Top Sober Schools, Top 20 US Party Schools 2014 List Released By Princeton Review

Top 20 Sober, Party Schools 2014 List Released
Columbia University's School of Journalism graduates cheer during a May 2012 commencement ceremony in New York.

Just weeks before freshman students venture into their first semester of college, the Princeton Review has released their annual 2014 “The Best 378 Colleges” book Monday. While the list contains information on all U.S.-based higher-education institutions, the facilities gaining the most attention are those labeled the top 20 sober and party schools in the country.

The review, which surveyed 126,000 students, categorizes schools based on everything from best libraries, to class interaction and happiest students, deemed Brigham Young University in Provo, Utah the number one “stone-cold-sober school.” The west coast-based institution, which also placed first in the review’s 2013 list, was joined by second runner-up, Wheaton College in Wheaton, Ill.

Both top two sober schools have a common thread: religion. While Brigham Young classifies themselves as a “Mormon school that’s all about putting religion and education together,” Wheaton College has similar values, stating their goal is to prepare students to “enter the world as strong and capable individuals who serve Christ and His Kingdom.”

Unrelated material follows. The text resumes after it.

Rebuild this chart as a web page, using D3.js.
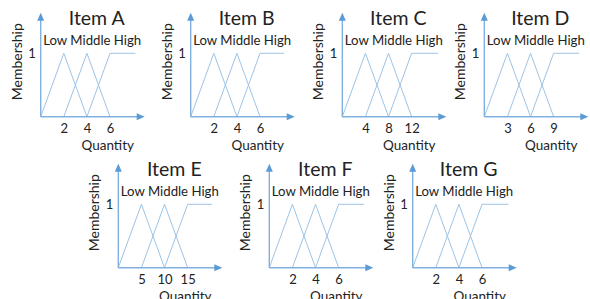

While a majority of the sober schools on the list include women’s colleges, liberal arts schools and religious institutions, the Princeton Review’s choices for top party schools are of a different variety. Moving up one spot from last year, the University of Iowa won the title for being the most party-centric. While not addressing their reputation, the Iowa City-based institution boasts their affordable rates by saying “requirements are minimal” and advertising that their students can “make [their] education [their] own.”

The University of California, Santa Barbara, who placed seventh on last year’s list, sealed the second spot by boasting that their students love the schools “laid back atmosphere” and “maximum freedom.”